Not that there was anything resounding or decisive about it. Indeed, it smacked of the win at Dallas in Week2, when a couple of late touchdown passes magically dropped from the heavens. This time, the Redskins benefited from a pair of unlikely fumble recoveries — the first by special teamer Pierson Prioleau on a dropped punt by James Thrash, the second by offensive guard Derrick Dockery after Chris Cooley was violently separated from the ball near the Philadelphia goal line. Take either of those plays away and … who knows?

But, hey, the Redskins had had zero luck in the fumble department before last night, recovering just four of 26. That’s practically impossible. You could play blindfolded and stumble across more free balls than that. Let’s face it, the Snydermen had a couple coming to them.

Even so, they must have dropped 20 pounds sweating out the last few minutes. McNabb — the quarterback who isn’t up to Owens’ “standards” — drove the undermanned Eagles to the Washington 7 before a fourth-down interception by Ryan Clark sealed Philly’s fate.
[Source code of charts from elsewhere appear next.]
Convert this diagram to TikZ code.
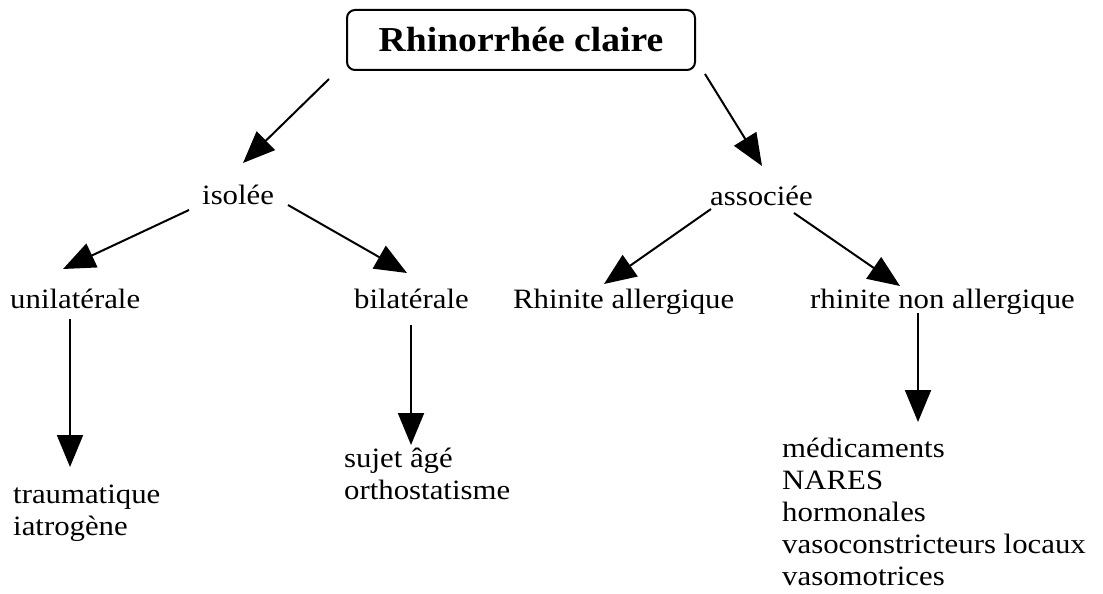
\documentclass[tikz,border=0pt]{standalone}
\usepackage{fontspec}
\setmainfont{Liberation Serif}[FakeStretch=1.1]
\newfontfamily\titlefont{Liberation Serif}[FakeStretch=1.075]
\usetikzlibrary{arrows.meta}
\begin{document}
\begin{tikzpicture}[x=1pt,y=-1pt,
  lbl/.style={inner sep=0pt, anchor=base west, font=\fontsize{28}{32}\selectfont},
  arr/.style={line width=2pt, -{Triangle[length=32pt,width=26pt]}},
  titlebox/.style={draw, line width=2pt, rounded corners=8pt,
    minimum width=348pt, minimum height=60pt, inner sep=0pt,
    font=\titlefont\fontsize{35}{40}\selectfont\bfseries}]
\useasboundingbox (0,0) rectangle (1103,594);
\node[titlebox] (root) at (521,40) {Rhinorrhée claire};
\node[lbl] (iso) at (202,204) {isolée};
\node[lbl] (asso) at (710,205) {associée};
\node[lbl] (uni) at (10,308) {unilatérale};
\node[lbl] (bi) at (354,308) {bilatérale};
\node[lbl] (ra) at (513,308) {Rhinite allergique};
\node[lbl] (rna) at (810,308) {rhinite non allergique};
\node[lbl] (trau) at (13,503) {\begin{tabular}[t]{@{}l@{}}traumatique\\iatrogène\end{tabular}};
\node[lbl] (suj) at (344,467) {\begin{tabular}[t]{@{}l@{}}sujet âgé\\orthostatisme\end{tabular}};
\node[lbl] (med) at (782,457) {\begin{tabular}[t]{@{}l@{}}médicaments\\NARES\\hormonales\\vasoconstricteurs locaux\\vasomotrices\end{tabular}};
% connectors
\draw[arr] ([shift={(-17,8)}]root.south west) -- ([shift={(41,-41)}]iso.base west);
\draw[arr] ([shift={(9,3)}]root.south east) -- ([shift={(52,-39)}]asso.base west);
\draw[arr] ([shift={(-13,6)}]iso.base west) -- ([shift={(53,-39)}]uni.base west);
\draw[arr] ([shift={(86,1)}]iso.base west) -- ([shift={(53,-35)}]bi.base west);
\draw[arr] ([shift={(1,4)}]asso.base west) -- ([shift={(91,-24)}]ra.base west);
\draw[arr] ([shift={(84,8)}]asso.base west) -- ([shift={(90,-22)}]rna.base west);
\draw[arr] ([shift={(60,11)}]uni.base west) -- ([shift={(57,-36)}]trau.base west);
\draw[arr] ([shift={(57,17)}]bi.base west) -- ([shift={(67,-22)}]suj.base west);
\draw[arr] ([shift={(108,5)}]rna.base west) -- ([shift={(136,-35)}]med.base west);
\end{tikzpicture}
\end{document}
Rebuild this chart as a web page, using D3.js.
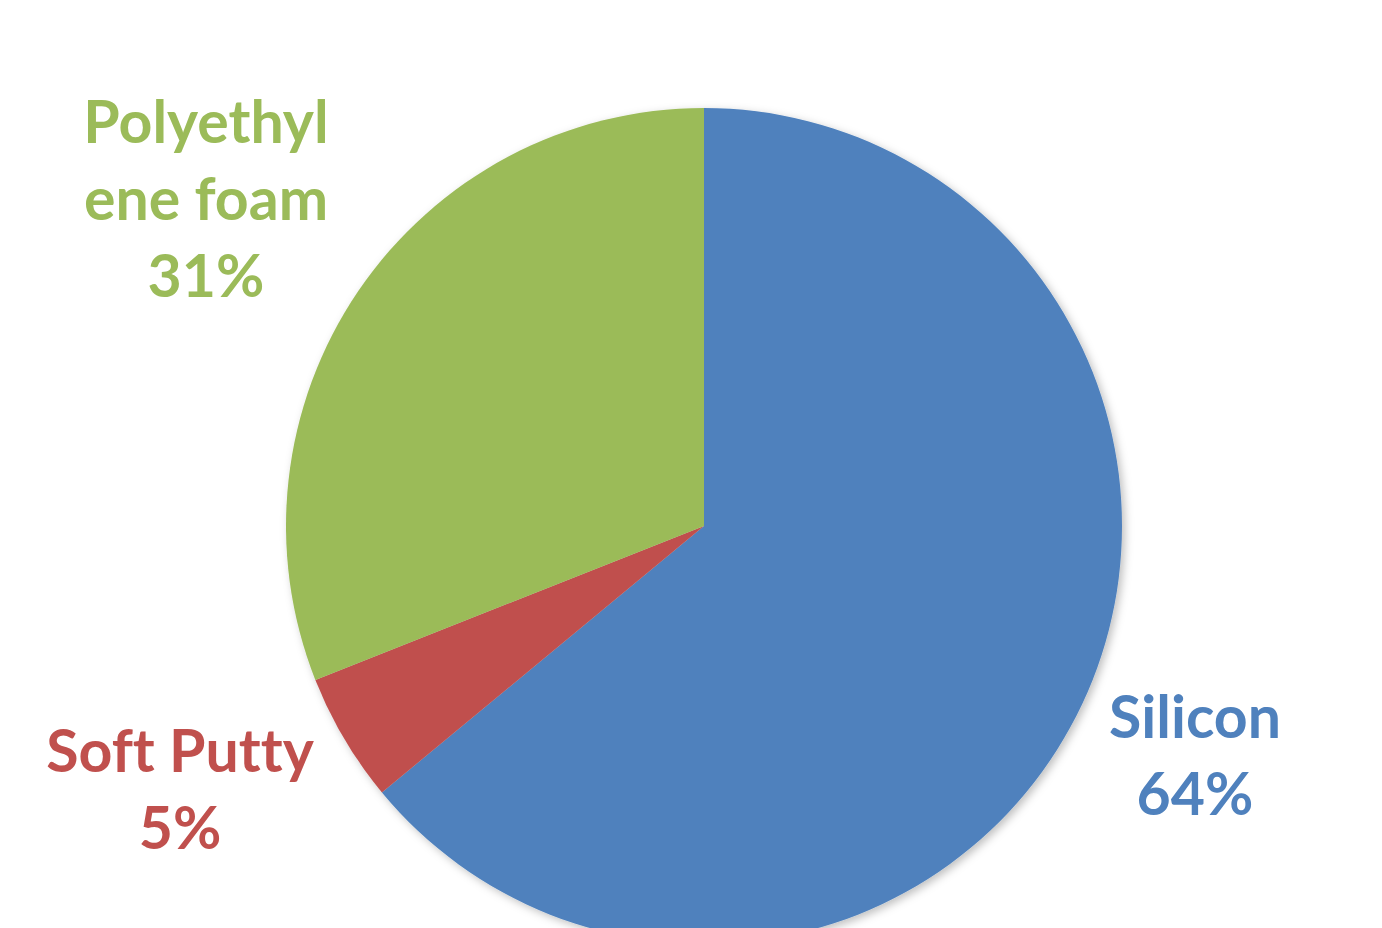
<!DOCTYPE html>
<html>
<head>
<meta charset="utf-8">
<script src="https://cdn.jsdelivr.net/npm/d3@7"></script>
<style>
  body { margin: 0; background: #fff; }
  svg { display: block; }
  .label { font-variant-ligatures: none; font-feature-settings: "liga" 0; }
</style>
</head>
<body>
<div id="chart"></div>
<script>
// Chart data
var categories = ["Silicon", "Soft Putty", "Polyethylene foam"];
var values = [64, 5, 31];
var labelLines = [["Silicon", "64%"], ["Soft Putty", "5%"], ["Polyethyl", "ene foam", "31%"]];
var colors = ["#4F81BD", "#C0504D", "#9BBB59"];

var width = 1382, height = 928;
var cx = 704, cy = 526, radius = 418;

var svg = d3.select("#chart")
    .append("svg")
    .attr("width", width)
    .attr("height", height);

// soft shadow like the office chart
var defs = svg.append("defs");
var filter = defs.append("filter")
    .attr("id", "shadow")
    .attr("x", "-10%").attr("y", "-10%")
    .attr("width", "120%").attr("height", "120%");
filter.append("feDropShadow")
    .attr("dx", 3).attr("dy", 3)
    .attr("stdDeviation", 4)
    .attr("flood-color", "#000")
    .attr("flood-opacity", 0.25);

var data = categories.map(function (c, i) {
    return { name: c, value: values[i], lines: labelLines[i], color: colors[i] };
});

var pie = d3.pie()
    .sort(null)
    .value(function (d) { return d.value; });

var arc = d3.arc()
    .innerRadius(0)
    .outerRadius(radius);

var g = svg.append("g")
    .attr("transform", "translate(" + cx + "," + cy + ")")
    .attr("filter", "url(#shadow)");

g.selectAll(".slice")
    .data(pie(data))
    .enter()
    .append("path")
    .attr("class", "slice")
    .attr("d", arc)
    .style("fill", function (d) { return d.data.color; });

// label anchor positions (centre x, first baseline y)
var labelPos = [[1195, 738], [180, 772], [206, 143]];
var lineHeight = 77;

var labels = svg.selectAll(".label")
    .data(data)
    .enter()
    .append("text")
    .attr("class", "label")
    .attr("text-anchor", "middle")
    .style("font-family", "Lato, 'Open Sans', sans-serif")
    .style("font-weight", "bold")
    .style("font-size", "59px")
    .style("fill", function (d) { return d.color; });

labels.each(function (d, i) {
    var t = d3.select(this);
    d.lines.forEach(function (line, j) {
        t.append("tspan")
            .attr("x", labelPos[i][0])
            .attr("y", labelPos[i][1] + j * lineHeight)
            .text(line);
    });
});
</script>
</body>
</html>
The most encouraging thing from a Washington standpoint was that the Redskins went back to being the team they were in Weeks1 through 8 — not fabulous, maybe, but certainly feisty. Mark Brunell regained his “location,” completing 21 of 29 for 224 yards. Cooley and Santana Moss both shone — as did Mike Sellers, who has officially blown his cover as a Secret Weapon. The defense, meanwhile, managed to avoid another Major Breakdown after Brown’s TD. And big plays, as we all know, have been killing Gregg Williams’ unit of late.

All in all, it was a step forward for the home team, which now journeys to Tampa to take on the reeling Bucs. Too bad T.O. couldn’t have been there to see it.